# My car (minus the recent damage)



## Ninety-Nine SE-L (May 5, 2002)

I wish my car still looked like this but I finally got the drawings done.

Hope ur computer's got hi-res:


----------



## xt_out (Jun 23, 2003)

i wanna see that grey bar for real. your avatar had me wondering what you did there. looks good on teal!
good luck gettin your ride back together. you need to put a c/f hood on your drawing!


----------



## Ninety-Nine SE-L (May 5, 2002)

fo real, here's my ass:


----------



## psuLemon (Apr 23, 2003)

that is one fine ass


----------



## Ninety-Nine SE-L (May 5, 2002)

I'll put the pix of my car in another thread once all the damage is repaired and I get the car painted. I have scratches and scuffs EVERYWHERE and now I will need the front end painted with all the new parts.
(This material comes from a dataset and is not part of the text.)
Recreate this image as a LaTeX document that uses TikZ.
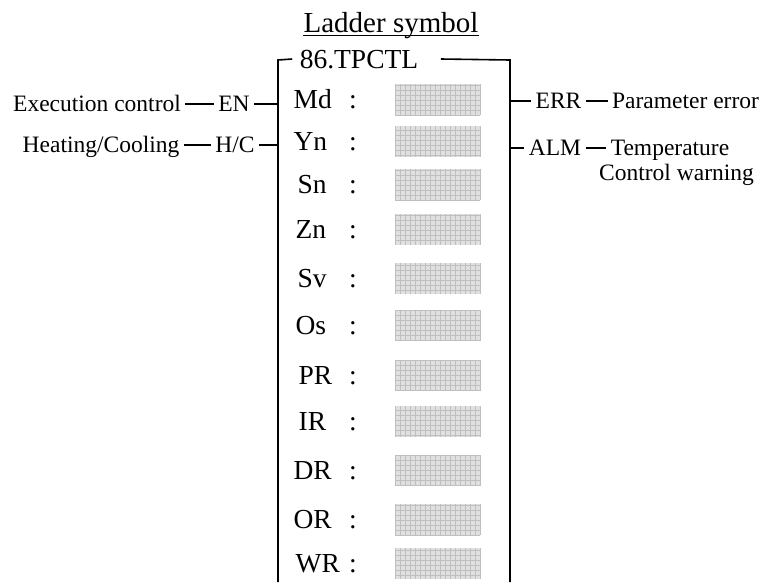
\documentclass[tikz,border=0pt]{standalone}
\usepackage{fontspec}
\setmainfont{Liberation Serif}
\usetikzlibrary{positioning}

\begin{document}
\begin{tikzpicture}[x=1pt,y=-1pt,line width=1.2pt,
  side/.style={font=\fontsize{23.5}{28}\selectfont,inner xsep=4pt,inner ysep=0pt,text height=15.5pt,text depth=0pt},
  parm/.style={font=\fontsize{27.5}{32}\selectfont,inner sep=0pt,text height=18pt,text depth=0pt},
  frame/.style={line width=1.6pt},
  cell/.style={fill=gray!24},
  cellgrid/.style={draw=gray!50,line width=0.5pt}]
\useasboundingbox (0,0) rectangle (770,582);

% block outline
\coordinate (tl) at (278,60);
\coordinate (tr) at (510,60);
\coordinate (bl) at (278,582);
\coordinate (br) at (510,582);

\node[inner sep=0pt,font=\fontsize{29}{34}\selectfont,anchor=base](ttl) at (391,32) {Ladder symbol};
\draw[line width=1pt]([yshift=-3pt]ttl.base west) -- ([yshift=-3pt]ttl.base east);
\node[parm,inner xsep=7pt](fn) at (359,59) {86.TPCTL};

\draw[frame](fn.west) -- (tl) -- (bl);
\draw[frame]([xshift=15pt]fn.east) -- (tr) -- (br);

% inputs
\node[side](exec) at (97,104) {Execution control};
\node[side](en) at (234,104) {EN};
\node[side](heat) at (101,145) {Heating/Cooling};
\node[side](hc) at (235,145) {H/C};

\draw(exec) -- (en);
\draw(en) -- (en -| tl);
\draw(heat) -- (hc);
\draw(hc) -- (hc -| tl);

% outputs
\node[side](err) at (558.5,101) {ERR};
\node[side](perr) at (685.5,101) {Parameter error};
\node[side](alm) at (555,148) {ALM};
\node[side](temp) at (670,148) {Temperature};
\node[side](ctrlw) at (676.5,173) {Control warning};

\draw(err -| tr) -- (err);
\draw(err) -- (perr);
\draw(alm -| tr) -- (alm);
\draw(alm) -- (temp);

% parameters
\foreach \lbl/\yy/\xx in {Md/99.5/293, Yn/141/293, Sn/184.5/297, Zn/229/295, Sv/278.5/297,
  Os/325.5/295, PR/375/298, IR/421.5/298, DR/470.5/293, OR/519.5/293, WR/563.5/295}{
  \node[parm,anchor=west](p-\lbl) at (\xx,\yy) {\lbl};
  \node[parm](c-\lbl) at (353,\yy) {:};
  \fill[cell](395,\yy-15.5) rectangle (480,\yy+15.5);
  \draw[cellgrid,step=5pt](395,\yy-15.5) grid (480,\yy+15.5);
}
\end{tikzpicture}
\end{document}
I'm almost happy about the accident, I will now finally be able to do all the cosmetic mods I've had my eye on for some time now. The only thing I don't like is how this will affect my rates. I'm going to take the 4 hour driving school to eliminate my points and the citation I got.


----------



## SRV1 (Sep 29, 2002)

Looks great! I am very interested in how you did that. Looks like it took you awhile. 

James


----------



## xt_out (Jun 23, 2003)

hell yeah man. that looks good!!!


----------



## dry (Oct 21, 2002)

looking good!!!


----------



## Hawkon (Dec 9, 2003)

Nice! Me like!


----------